Ni las autoridades ecuatorianas, ni las guatemaltecas investigan cuál
fue su suerte. Otros 250 están ahora detenidos en Guatemala. Muchos
serán repatriados. "Lo volverán a intentar", augura Vega,
que considera que intentar frenar una emigración de esta magnitud
resulta inútil. Vega recuerda el caso de Manuel Loja, el único
superviviente de los cuatro pasajeros que quedaron atrapados durante 24
días en el frigorífico de un barco de carga, cuyo destino
era no EE UU, como ellos suponían, sino un desconocido puerto en
la distante Croacia.

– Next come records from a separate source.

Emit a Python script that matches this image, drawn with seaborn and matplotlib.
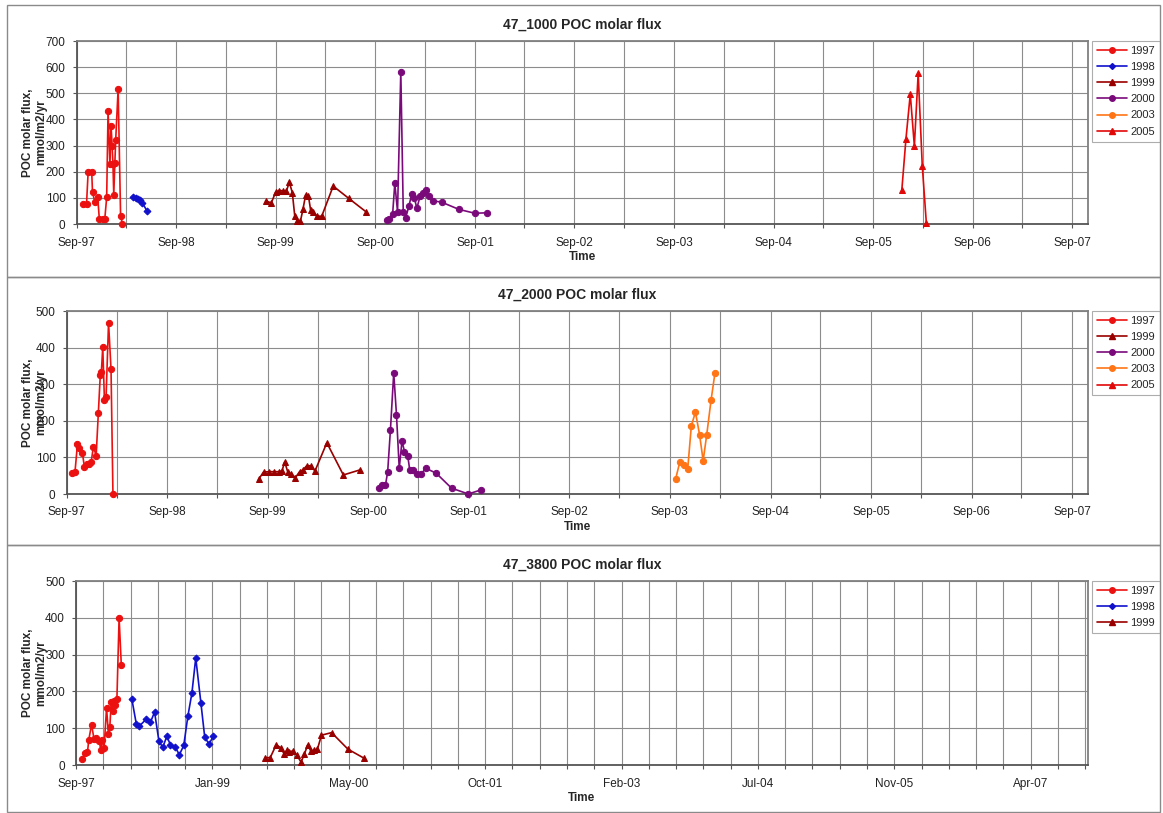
"""POC molar flux time series at three trap depths (47_1000, 47_2000, 47_3800)."""

import numpy as np
import pandas as pd
import matplotlib
matplotlib.use('Agg')
import matplotlib.pyplot as plt
import matplotlib.dates as mdates
from matplotlib.lines import Line2D
from matplotlib.patches import Rectangle
import seaborn as sns

# ---------------------------------------------------
# DATA  (dates, POC molar flux in mmol/m2/yr)
# ---------------------------------------------------

# 47_1000
d1000_1997 = ['1997-09-25', '1997-10-07', '1997-10-13', '1997-10-26', '1997-10-29', '1997-11-07',
              '1997-11-17', '1997-11-23', '1997-12-07', '1997-12-13', '1997-12-20', '1997-12-25',
              '1998-01-01', '1998-01-05', '1998-01-09', '1998-01-12', '1998-01-15', '1998-01-19',
              '1998-01-22', '1998-01-31', '1998-02-09', '1998-02-16']
f1000_1997 = [75, 75, 200, 200, 121, 83, 104, 19, 19, 19, 102, 432,
              228, 376, 300, 228, 112, 235, 320, 517, 32, 0]

d1000_1998 = ['1998-03-26', '1998-04-05', '1998-04-13', '1998-04-21', '1998-04-29', '1998-05-17']
f1000_1998 = [105, 100, 96, 90, 82, 50]

d1000_1999 = ['1999-07-26', '1999-08-16', '1999-09-01', '1999-09-14', '1999-09-27', '1999-10-10',
              '1999-10-21', '1999-11-01', '1999-11-10', '1999-11-19', '1999-12-01', '1999-12-10',
              '1999-12-20', '1999-12-30', '2000-01-07', '2000-01-17', '2000-01-29', '2000-02-17',
              '2000-03-30', '2000-05-26', '2000-07-28']
f1000_1999 = [88, 81, 122, 128, 127, 125, 160, 120, 30, 12, 12, 56,
              112, 108, 54, 47, 30, 30, 145, 98, 47]

d1000_2000 = ['2000-10-12', '2000-10-21', '2000-11-03', '2000-11-11', '2000-11-21', '2000-12-03',
              '2000-12-12', '2000-12-21', '2001-01-02', '2001-01-12', '2001-01-22', '2001-01-31',
              '2001-02-12', '2001-02-24', '2001-03-05', '2001-03-17', '2001-03-31', '2001-05-03',
              '2001-07-04', '2001-09-01', '2001-10-16']
f1000_2000 = [15, 20, 38, 156, 47, 583, 47, 24, 70, 114, 98, 60,
              108, 117, 130, 108, 89, 83, 56, 41, 43]

d1000_2005 = ['2005-12-15', '2005-12-30', '2006-01-15', '2006-01-30', '2006-02-13', '2006-02-28',
              '2006-03-15']
f1000_2005 = [130, 324, 497, 298, 576, 223, 3]

# 47_2000
d2000_1997 = ['1997-09-21', '1997-10-01', '1997-10-10', '1997-10-17', '1997-10-28', '1997-11-04',
              '1997-11-13', '1997-11-21', '1997-11-29', '1997-12-07', '1997-12-17', '1997-12-25',
              '1998-01-01', '1998-01-05', '1998-01-10', '1998-01-16', '1998-01-22', '1998-01-31',
              '1998-02-09', '1998-02-16']
f2000_1997 = [57, 59, 136, 127, 113, 75, 82, 81, 88, 129, 105, 222,
              325, 334, 402, 257, 264, 468, 341, 0]

d2000_1999 = ['1999-07-30', '1999-08-17', '1999-09-05', '1999-09-23', '1999-10-11', '1999-10-23',
              '1999-11-02', '1999-11-13', '1999-11-26', '1999-12-11', '1999-12-26', '2000-01-07',
              '2000-01-21', '2000-02-04', '2000-02-20', '2000-04-03', '2000-06-02', '2000-08-02']
f2000_1999 = [40, 60, 61, 61, 61, 63, 88, 60, 54, 45, 61, 66,
              77, 77, 63, 140, 52, 66]

d2000_2000 = ['2000-10-11', '2000-10-21', '2000-11-02', '2000-11-10', '2000-11-20', '2000-12-02',
              '2000-12-12', '2000-12-22', '2001-01-01', '2001-01-10', '2001-01-22', '2001-01-29',
              '2001-02-11', '2001-02-25', '2001-03-11', '2001-03-29', '2001-05-05', '2001-06-30',
              '2001-08-30', '2001-10-14']
f2000_2000 = [16, 25, 24, 61, 175, 331, 216, 70, 145, 116, 104, 66,
              66, 55, 55, 70, 57, 16, 0, 11]

d2000_2003 = ['2003-09-22', '2003-10-07', '2003-10-21', '2003-11-05', '2003-11-18', '2003-12-03',
              '2003-12-18', '2003-12-31', '2004-01-13', '2004-01-29', '2004-02-12']
f2000_2003 = [41, 87, 78, 69, 186, 224, 162, 91, 162, 258, 331]

# 47_3800
d3800_1997 = ['1997-09-24', '1997-10-04', '1997-10-13', '1997-10-18', '1997-10-28', '1997-11-06',
              '1997-11-15', '1997-11-25', '1997-12-01', '1997-12-07', '1997-12-13', '1997-12-22',
              '1997-12-29', '1998-01-03', '1998-01-08', '1998-01-13', '1998-01-17', '1998-01-23',
              '1998-01-29', '1998-02-06', '1998-02-14']
f3800_1997 = [16, 33, 35, 69, 110, 71, 73, 66, 41, 69, 47, 155,
              83, 103, 171, 148, 175, 164, 180, 400, 273]

d3800_1998 = ['1998-03-25', '1998-04-10', '1998-04-20', '1998-05-16', '1998-06-01', '1998-06-16',
              '1998-07-02', '1998-07-16', '1998-07-31', '1998-08-13', '1998-08-31', '1998-09-15',
              '1998-10-01', '1998-10-16', '1998-10-31', '1998-11-14', '1998-12-03', '1998-12-17',
              '1999-01-02', '1999-01-17']
f3800_1998 = [178, 112, 105, 124, 116, 144, 65, 48, 78, 55, 48, 28,
              53, 132, 196, 291, 168, 75, 57, 78]

d3800_1999 = ['1999-07-27', '1999-08-14', '1999-09-05', '1999-09-21', '1999-10-05', '1999-10-14',
              '1999-10-23', '1999-11-04', '1999-11-19', '1999-12-05', '1999-12-17', '1999-12-29',
              '2000-01-10', '2000-01-22', '2000-02-03', '2000-02-18', '2000-03-26', '2000-05-25',
              '2000-07-24']
f3800_1999 = [20, 20, 55, 47, 29, 40, 36, 38, 27, 8, 29, 54,
              38, 40, 43, 81, 88, 43, 18]

legend_1000 = ['1997', '1998', '1999', '2000', '2003', '2005']
legend_2000 = ['1997', '1999', '2000', '2003', '2005']
legend_3800 = ['1997', '1998', '1999']

# ---------------------------------------------------
# STYLE
# ---------------------------------------------------

sns.set_theme(style='white')
plt.rcParams['font.family'] = ['Liberation Sans', 'DejaVu Sans']

year_style = {
    '1997': ('#ec1111', 'o', 4.5),
    '1998': ('#1111cc', 'D', 3.5),
    '1999': ('#990000', '^', 5),
    '2000': ('#7a0a7a', 'o', 4.5),
    '2003': ('#ff7415', 'o', 4.5),
    '2005': ('#e00808', '^', 5),
}

GRID = '#8c8c8c'
START = pd.Timestamp('1997-09-01')
END = START + pd.Timedelta(days=3710)


def draw_panel(ax, title, series, legend_years, ymax, tick_mode):
    for year, dates, flux in series:
        color, marker, ms = year_style[year]
        sns.lineplot(x=pd.to_datetime(dates), y=flux, ax=ax, color=color,
                     marker=marker, markersize=ms, markeredgecolor=color,
                     linewidth=1.2, sort=False, estimator=None, legend=False,
                     clip_on=False, zorder=3)

    ax.set_xlim(START, END)
    ax.set_ylim(0, ymax)
    ax.set_yticks(np.arange(0, ymax + 1, 100))

    if tick_mode == 'year':
        ax.xaxis.set_major_locator(mdates.MonthLocator(bymonth=9))
        ax.xaxis.set_minor_locator(mdates.MonthLocator(bymonth=3))
    else:
        base = mdates.date2num(START)
        ax.xaxis.set_major_locator(plt.FixedLocator(base + np.arange(0, 3701, 500)))
        ax.xaxis.set_minor_locator(plt.FixedLocator(base + np.arange(0, 3701, 100)))
    ax.xaxis.set_major_formatter(mdates.DateFormatter('%b-%y'))

    ax.grid(True, which='both', color=GRID, linewidth=0.8)
    ax.set_axisbelow(True)
    ax.tick_params(axis='both', which='both', length=3, width=0.8, color='#555555',
                   labelsize=8.5, labelcolor='#222222', pad=5, bottom=True, left=True)
    ax.tick_params(axis='x', which='major', pad=6)

    for side in ['top', 'right']:
        ax.spines[side].set_color('#808080')
        ax.spines[side].set_linewidth(1.3)
    for side in ['left', 'bottom']:
        ax.spines[side].set_color('#555555')
        ax.spines[side].set_linewidth(1.3)

    ax.set_title(title, fontsize=10, fontweight='bold', pad=9)
    ax.set_xlabel('Time', fontsize=8.5, fontweight='bold', labelpad=2)
    ax.set_ylabel('POC molar flux,\nmmol/m2/yr', fontsize=8.5, fontweight='bold',
                  linespacing=1.15)

    handles = []
    for year in legend_years:
        color, marker, ms = year_style[year]
        handles.append(Line2D([0], [0], color=color, marker=marker, markersize=ms - 0.5,
                              markeredgecolor=color, linewidth=1.2))
    leg = ax.legend(handles, legend_years, loc='upper left', bbox_to_anchor=(1.004, 1.0),
                    fontsize=8, frameon=True, fancybox=False, borderpad=0.45,
                    labelspacing=0.55, handlelength=2.7, handletextpad=0.3,
                    borderaxespad=0.0)
    leg.get_frame().set_edgecolor('#999999')
    leg.get_frame().set_linewidth(0.8)


W, H = 1163, 813
fig = plt.figure(figsize=(W / 100, H / 100), dpi=100)


def px_axes(left, right, top, bottom):
    return fig.add_axes([left / W, 1 - bottom / H, (right - left) / W, (bottom - top) / H])


ax1 = px_axes(76.7, 1088, 41, 224)
ax2 = px_axes(66.7, 1088, 311, 494)
ax3 = px_axes(76, 1088, 581, 765)

draw_panel(ax1, '47_1000 POC molar flux',
           [('1997', d1000_1997, f1000_1997), ('1998', d1000_1998, f1000_1998),
            ('1999', d1000_1999, f1000_1999), ('2000', d1000_2000, f1000_2000),
            ('2005', d1000_2005, f1000_2005)],
           legend_1000, 700, 'year')

draw_panel(ax2, '47_2000 POC molar flux',
           [('1997', d2000_1997, f2000_1997), ('1999', d2000_1999, f2000_1999),
            ('2000', d2000_2000, f2000_2000), ('2003', d2000_2003, f2000_2003)],
           legend_2000, 500, 'year')

draw_panel(ax3, '47_3800 POC molar flux',
           [('1997', d3800_1997, f3800_1997), ('1998', d3800_1998, f3800_1998),
            ('1999', d3800_1999, f3800_1999)],
           legend_3800, 500, 'days')

# y label block ends near x=47 px in every panel (overlaps the tick labels as in the original)
for ax, left, right in [(ax1, 76.7, 1088), (ax2, 66.7, 1088), (ax3, 76, 1088)]:
    ax.yaxis.set_label_coords((47 - left) / (right - left), 0.5)

# chart frames
for top, bottom in [(5, 277), (277, 545), (545, 812)]:
    fig.add_artist(Rectangle((7 / W, 1 - bottom / H), (1160 - 7) / W, (bottom - top) / H,
                             transform=fig.transFigure, fill=False,
                             edgecolor='#8a8a8a', linewidth=1.0))

fig.savefig('out.png', dpi=100)
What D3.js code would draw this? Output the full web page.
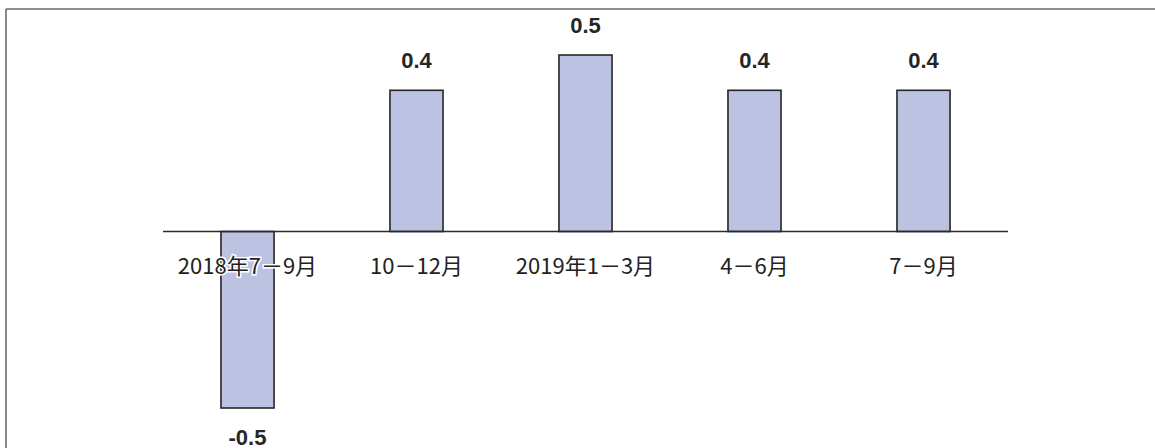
<!DOCTYPE html>
<html>
<head>
<meta charset="utf-8">
<script src="https://cdn.jsdelivr.net/npm/d3@7"></script>
<style>
  html, body { margin: 0; padding: 0; background: #fff; }
  svg { display: block; }
</style>
</head>
<body>
<svg id="chart" width="1155" height="448"></svg>
<script>
// Quarterly values (percent)
const categories = ["2018年7－9月", "10－12月", "2019年1－3月", "4－6月", "7－9月"];
const values = [-0.5, 0.4, 0.5, 0.4, 0.4];
const valueLabels = ["-0.5", "0.4", "0.5", "0.4", "0.4"];

const svg = d3.select("#chart");
const W = 1155, H = 448;

// frame lines (top and left)
svg.append("line").attr("x1", 6).attr("x2", W).attr("y1", 9).attr("y2", 9)
  .attr("stroke", "#6b6b6b").attr("stroke-width", 1.6);
svg.append("line").attr("x1", 6).attr("x2", 6).attr("y1", 9).attr("y2", H)
  .attr("stroke", "#6b6b6b").attr("stroke-width", 1.6);

const x = d3.scaleBand()
  .domain(categories)
  .range([163, 1008])
  .paddingInner(0.686)
  .paddingOuter(0.343);

const y = d3.scaleLinear()
  .domain([-0.5, 0.5])
  .range([408, 55]);

// bars
svg.append("g").selectAll("rect")
  .data(values)
  .join("rect")
  .attr("x", (d, i) => x(categories[i]))
  .attr("width", x.bandwidth())
  .attr("y", d => Math.min(y(d), y(0)))
  .attr("height", d => Math.abs(y(d) - y(0)))
  .attr("fill", "#bcc2e2")
  .attr("stroke", "#262626")
  .attr("stroke-width", 1.6);

// zero line
svg.append("line")
  .attr("x1", x.range()[0]).attr("x2", x.range()[1])
  .attr("y1", y(0)).attr("y2", y(0))
  .attr("stroke", "#2b2b2b").attr("stroke-width", 1.6);

// category labels
svg.append("g").selectAll("text")
  .data(categories)
  .join("text")
  .attr("x", d => x(d) + x.bandwidth() / 2)
  .attr("y", y(0) + 42)
  .attr("text-anchor", "middle")
  .attr("font-family", "'Noto Sans CJK JP', sans-serif")
  .attr("font-size", 22)
  .attr("fill", "#222")
  .attr("stroke", "#fff")
  .attr("stroke-width", 3)
  .attr("paint-order", "stroke")
  .text(d => d);

// value labels
svg.append("g").selectAll("text")
  .data(values)
  .join("text")
  .attr("x", (d, i) => x(categories[i]) + x.bandwidth() / 2)
  .attr("y", d => d >= 0 ? y(d) - 22 : y(d) + 37)
  .attr("text-anchor", "middle")
  .attr("font-family", "'Liberation Sans', Arial, sans-serif")
  .attr("font-weight", "bold")
  .attr("font-size", 22)
  .attr("fill", "#262626")
  .text((d, i) => valueLabels[i]);
</script>
</body>
</html>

Muchos deportados -que en 2000 sumaron 3.366- descubren
que han caído en las trampas de los traficantes de hombres, que
los lanzan a la deriva.
El viaje a EE UU puede costar hasta 8.000 dólares (casi millón
y medio de pesetas) y a España la mitad, en un país en el
que el salario mínimo no alcanza las 20.000 pesetas. Los deportados
han vendido sus casas y han hipotecado la vida, y lo han perdido todo en
una suerte de ruleta rusa que se juega en las ventanillas de migración
de los aeropuertos. Y anuncian que el año siguiente volverán
a intentarlo. "Si no podemos detener la emigración, pensemos en
humanizarla", añade Vega, que conoce los grandes trastornos que
tres décadas de éxodo han provocado en pueblos como Sigsig,
Gualaceo, Checa, Chiquintad... Habitados por mujeres solas que reciben
los envíos de dólares de sus esposos, hijos o padres. Con
la última oleada migratoria, una generación de niños
que no ha visto a sus padres durante meses está siendo educada por
tíos y abuelos.
La emigración tiene, en cambio, otra cara para la economía
del país. Las remesas del exterior superan ya la exportación
bananera y la de camarones. Es un dinero que cuesta caro: "Con el salario
de uno o dos días cubro los gastos del mes, el resto es ahorro",
dice Rocío, una emigrante ecuatoriana que trabaja en Totana (Murcia).